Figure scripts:
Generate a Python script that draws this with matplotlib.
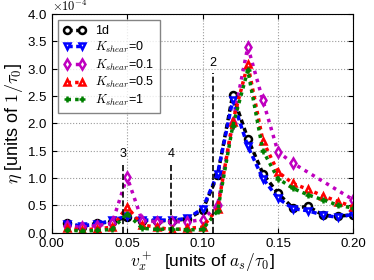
import matplotlib
matplotlib.use('Agg')
import matplotlib.pyplot as plt

plt.rcParams['font.family'] = ['Liberation Sans', 'DejaVu Sans']
plt.rcParams['mathtext.fontset'] = 'cm'
plt.rcParams['xtick.direction'] = 'in'
plt.rcParams['ytick.direction'] = 'in'

# velocities (units of a_s/tau_0)
v = [0.01, 0.02, 0.03, 0.04, 0.05, 0.06, 0.07, 0.08, 0.09, 0.10,
     0.11, 0.12, 0.13, 0.14, 0.15, 0.16, 0.17, 0.18, 0.19, 0.20]
v_k01 = [0.01, 0.02, 0.03, 0.04, 0.05, 0.06, 0.07, 0.08, 0.09, 0.10,
         0.11, 0.12, 0.13, 0.14, 0.15, 0.16, 0.20]

# eta in units of 1e-4 / tau_0
eta_1d = [0.17, 0.11, 0.17, 0.20, 0.29, 0.22, 0.22, 0.22, 0.25, 0.41,
          1.05, 2.52, 1.72, 1.08, 0.72, 0.45, 0.48, 0.32, 0.30, 0.33]
eta_k0 = [0.15, 0.13, 0.15, 0.23, 0.30, 0.23, 0.23, 0.23, 0.26, 0.44,
          1.08, 2.42, 1.58, 0.99, 0.63, 0.44, 0.40, 0.32, 0.28, 0.34]
eta_k01 = [0.12, 0.10, 0.13, 0.17, 1.02, 0.22, 0.20, 0.20, 0.20, 0.24,
           0.50, 2.00, 3.40, 2.42, 1.48, 1.27, 0.60]
eta_k05 = [0.08, 0.05, 0.07, 0.10, 0.47, 0.14, 0.10, 0.05, 0.08, 0.10,
           0.44, 2.03, 3.08, 1.68, 1.11, 0.90, 0.79, 0.67, 0.57, 0.47]
eta_k1 = [0.05, 0.03, 0.04, 0.06, 0.35, 0.08, 0.06, 0.07, 0.05, 0.06,
          0.40, 1.95, 2.97, 1.50, 0.99, 0.81, 0.69, 0.60, 0.50, 0.45]

# marked resonances: position, line top, label
mark_x = [0.047, 0.079, 0.107]
mark_top = [1.25, 1.25, 2.92]
mark_lbl = ['3', '4', '2']

scale = 1e-4

fig = plt.figure(figsize=(3.74, 2.80), dpi=100)
ax = fig.add_axes([0.138, 0.169, 0.807, 0.781])

series = [
    (v, eta_1d, 'k', 'o', (1.5, 1.0), '1d'),
    (v, eta_k0, 'b', 'v', (1.5, 1.0), r'$K_{shear}$=0'),
    (v_k01, eta_k01, 'm', 'd', (1.0, 1.4), r'$K_{shear}$=0.1'),
    (v, eta_k05, 'r', '^', (1.0, 1.2), r'$K_{shear}$=0.5'),
    (v, eta_k1, 'g', '+', (1.0, 1.2), r'$K_{shear}$=1'),
]
for xs, ys, c, m, dash, lab in series:
    ax.plot(xs, [y * scale for y in ys], color=c, ls='--', dashes=dash, lw=2.5,
            marker=m, ms=5, mfc='w', mec=c, mew=1.8, label=lab)

for xm, top, lbl in zip(mark_x, mark_top, mark_lbl):
    ax.plot([xm, xm], [0, top * scale], 'k--', lw=1.2)
    ax.text(xm, (top + 0.08) * scale, lbl, ha='center', va='bottom', fontsize=9)

ax.set_xlim(0, 0.2)
ax.set_ylim(0, 4e-4)
ax.set_xticks([0.0, 0.05, 0.10, 0.15, 0.20])
ax.xaxis.set_major_formatter(matplotlib.ticker.FormatStrFormatter('%.2f'))
ax.ticklabel_format(axis='y', style='sci', scilimits=(0, 0), useMathText=True)
ax.tick_params(labelsize=9.5, top=True, right=True)
ax.yaxis.get_offset_text().set_visible(False)
ax.text(0.0, 1.0, r'$\times10^{-4}$', transform=ax.transAxes, ha='left',
        va='bottom', fontsize=9)
ax.grid(True, ls=':', color='0.6', lw=0.8)

ax.set_xlabel(r'$v_x^+$  [units of $a_s/\tau_0$]', fontsize=12.5, labelpad=1)
ax.set_ylabel(r'$\eta$ [units of $1/\tau_0$]', fontsize=13, labelpad=1)

leg = ax.legend(loc='upper left', numpoints=2, fontsize=9, fancybox=False,
                handlelength=1.8, labelspacing=0.2, borderpad=0.4)
leg.get_frame().set_edgecolor('0.4')

fig.savefig('out.png', dpi=100)
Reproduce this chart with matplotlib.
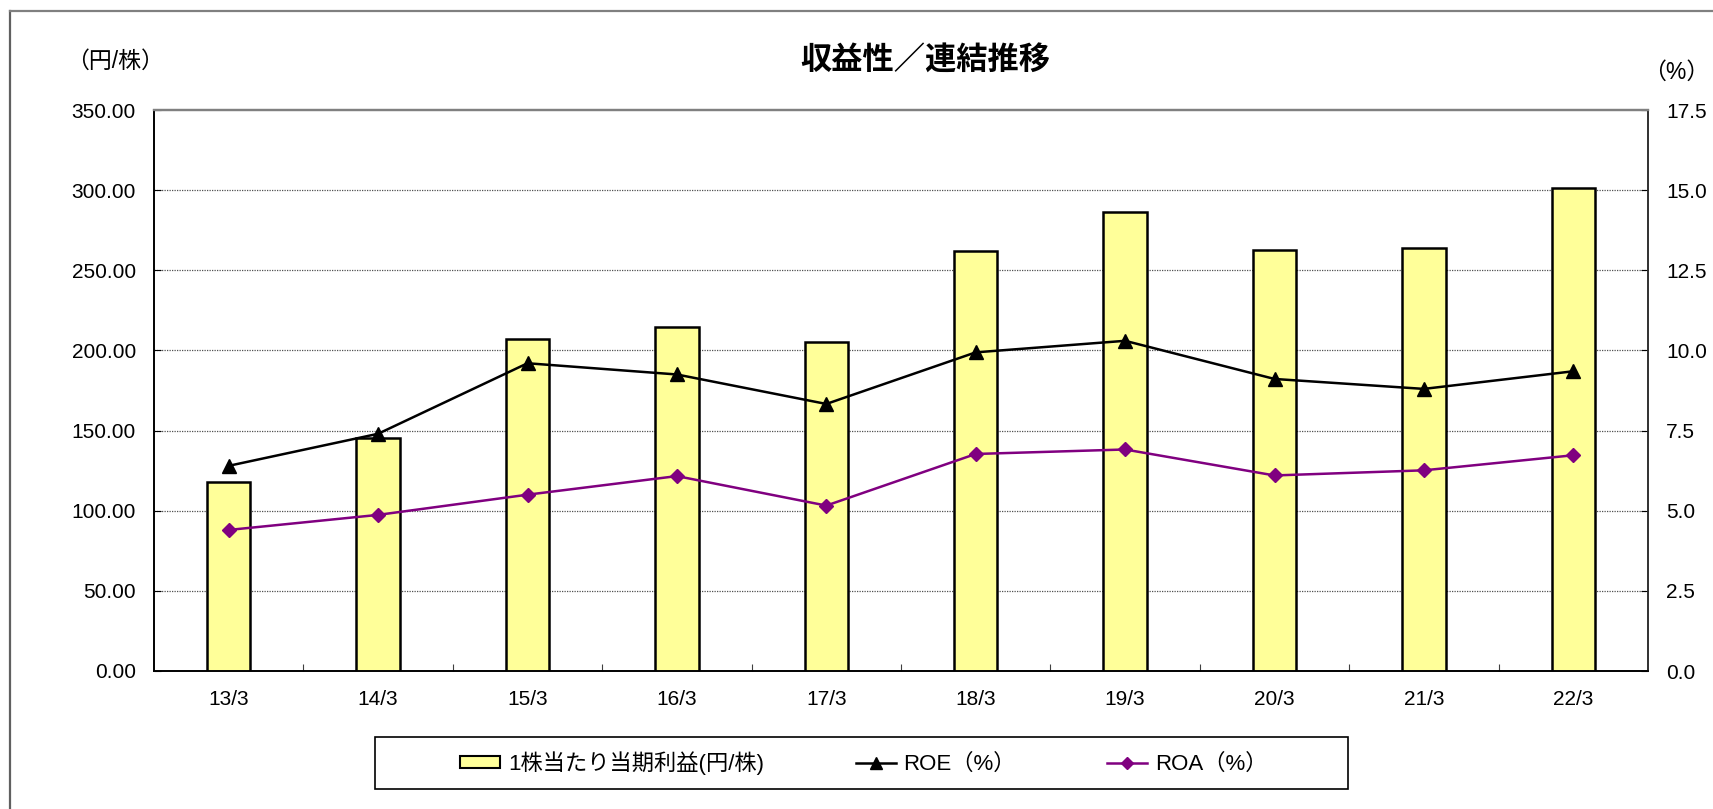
import matplotlib
matplotlib.use('Agg')
import matplotlib.pyplot as plt
from matplotlib.patches import Rectangle
from matplotlib.lines import Line2D
from matplotlib.ticker import FormatStrFormatter, MultipleLocator, FixedLocator

plt.rcParams['font.family'] = ['Liberation Sans', 'Noto Sans CJK JP', 'DejaVu Sans']

# data
years = ['13/3', '14/3', '15/3', '16/3', '17/3', '18/3', '19/3', '20/3', '21/3', '22/3']
eps = [118.0, 145.2, 207.2, 214.8, 205.0, 261.8, 286.2, 262.6, 264.2, 301.5]
roe = [6.40, 7.40, 9.60, 9.25, 8.33, 9.94, 10.30, 9.11, 8.80, 9.35]
roa = [4.40, 4.87, 5.50, 6.08, 5.16, 6.77, 6.91, 6.10, 6.26, 6.73]

label_eps = '1株当たり当期利益(円/株)'
label_roe = 'ROE（%）'
label_roa = 'ROA（%）'

W, H = 1713, 809
fig = plt.figure(figsize=(W / 100, H / 100), dpi=100)

# axes placement in pixels of the reference
left, right, top, bottom = 154, 1648, 110, 671
ax = fig.add_axes([left / W, 1 - bottom / H, (right - left) / W, (bottom - top) / H])
ax2 = ax.twinx()

x = list(range(len(years)))

#1. bars
ax.bar(x, eps, width=0.29, color='#FFFF99', edgecolor='black', linewidth=1.8, zorder=3)
ax.set_ylim(0, 350)
ax.set_xlim(-0.5, len(years) - 0.5)
ax.yaxis.set_major_locator(MultipleLocator(50))
ax.yaxis.set_major_formatter(FormatStrFormatter('%.2f'))
for v in range(50, 350, 50):
    ax.axhline(v, color='#505050', lw=0.9, ls=(0, (1, 1)), zorder=1)

ax.set_xticks(x)
ax.set_xticklabels(years)
ax.xaxis.set_minor_locator(FixedLocator([i + 0.5 for i in range(len(years) - 1)]))
ax.tick_params(axis='x', which='major', length=0, pad=14, labelsize=15)
ax.tick_params(axis='x', which='minor', direction='in', length=5, width=0.8, color='#404040')
ax.tick_params(axis='y', direction='in', length=5, width=0.8, pad=13, labelsize=15)

#2. lines on the right axis
ax2.plot(x, roe, color='black', lw=1.8, marker='^', markersize=10, zorder=4)
ax2.plot(x, roa, color='#800080', lw=1.8, marker='D', markersize=7, zorder=4)
ax2.set_ylim(0, 17.5)
ax2.yaxis.set_major_locator(MultipleLocator(2.5))
ax2.yaxis.set_major_formatter(FormatStrFormatter('%.1f'))
ax2.tick_params(axis='y', direction='in', length=5, width=0.8, pad=13, labelsize=15)

for a in (ax, ax2):
    a.spines['top'].set_color('#808080')
    a.spines['top'].set_linewidth(1.6)
    a.spines['left'].set_color('black')
    a.spines['bottom'].set_color('black')
    a.spines['right'].set_color('#303030')
    for s in ['left', 'bottom', 'right']:
        a.spines[s].set_linewidth(1.2)

#3. texts
fig.text(925 / W, 1 - 62 / H, '収益性／連結推移', ha='center', va='center',
         fontsize=22.5, fontweight='bold')
fig.text(115 / W, 1 - 61 / H, '（円/株）', ha='center', va='center', fontsize=16.5)
fig.text(1676 / W, 1 - 72 / H, '（%）', ha='center', va='center', fontsize=16.5)

#4. legend with its own frame
handles = [Rectangle((0, 0), 1, 1, facecolor='#FFFF99', edgecolor='black', linewidth=1.5),
           Line2D([], [], color='black', lw=1.8, marker='^', markersize=9),
           Line2D([], [], color='#800080', lw=1.8, marker='D', markersize=6.5)]
fig.legend(handles, [label_eps, label_roe, label_roa], loc='center',
           bbox_to_anchor=(864 / W, 1 - 763 / H), ncol=3, frameon=False,
           fontsize=16, handlelength=1.8, handleheight=0.5, handletextpad=0.36,
           columnspacing=4.1)
fig.patches.append(Rectangle((375 / W, 1 - 789 / H), 973 / W, 52 / H,
                             transform=fig.transFigure, fill=False,
                             edgecolor='black', linewidth=1.2))

# outer chart frame (cut at right and bottom)
fig.add_artist(Line2D([10 / W, 10 / W], [0, 1 - 11 / H], transform=fig.transFigure,
                      color='#606060', lw=1.6))
fig.add_artist(Line2D([10 / W, 1], [1 - 11 / H, 1 - 11 / H], transform=fig.transFigure,
                      color='#808080', lw=1.6))

plt.savefig('out.png', dpi=100)
plt.close()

▶ _WORK TO BE COMPLETED_: Your first line is the one with "Reproduce this chart with matplotlib.", and your last is the one with "ax.axhline(v, color='#505050', lw=0.9, ls=(0, (1, 1)), zorder=1)". Copy those and every line between them exactly, without any pictures.

▶ _ANSWER FOR THE TASK_:
Reproduce this chart with matplotlib.
import matplotlib
matplotlib.use('Agg')
import matplotlib.pyplot as plt
from matplotlib.patches import Rectangle
from matplotlib.lines import Line2D
from matplotlib.ticker import FormatStrFormatter, MultipleLocator, FixedLocator

plt.rcParams['font.family'] = ['Liberation Sans', 'Noto Sans CJK JP', 'DejaVu Sans']

# data
years = ['13/3', '14/3', '15/3', '16/3', '17/3', '18/3', '19/3', '20/3', '21/3', '22/3']
eps = [118.0, 145.2, 207.2, 214.8, 205.0, 261.8, 286.2, 262.6, 264.2, 301.5]
roe = [6.40, 7.40, 9.60, 9.25, 8.33, 9.94, 10.30, 9.11, 8.80, 9.35]
roa = [4.40, 4.87, 5.50, 6.08, 5.16, 6.77, 6.91, 6.10, 6.26, 6.73]

label_eps = '1株当たり当期利益(円/株)'
label_roe = 'ROE（%）'
label_roa = 'ROA（%）'

W, H = 1713, 809
fig = plt.figure(figsize=(W / 100, H / 100), dpi=100)

# axes placement in pixels of the reference
left, right, top, bottom = 154, 1648, 110, 671
ax = fig.add_axes([left / W, 1 - bottom / H, (right - left) / W, (bottom - top) / H])
ax2 = ax.twinx()

x = list(range(len(years)))

#1. bars
ax.bar(x, eps, width=0.29, color='#FFFF99', edgecolor='black', linewidth=1.8, zorder=3)
ax.set_ylim(0, 350)
ax.set_xlim(-0.5, len(years) - 0.5)
ax.yaxis.set_major_locator(MultipleLocator(50))
ax.yaxis.set_major_formatter(FormatStrFormatter('%.2f'))
for v in range(50, 350, 50):
    ax.axhline(v, color='#505050', lw=0.9, ls=(0, (1, 1)), zorder=1)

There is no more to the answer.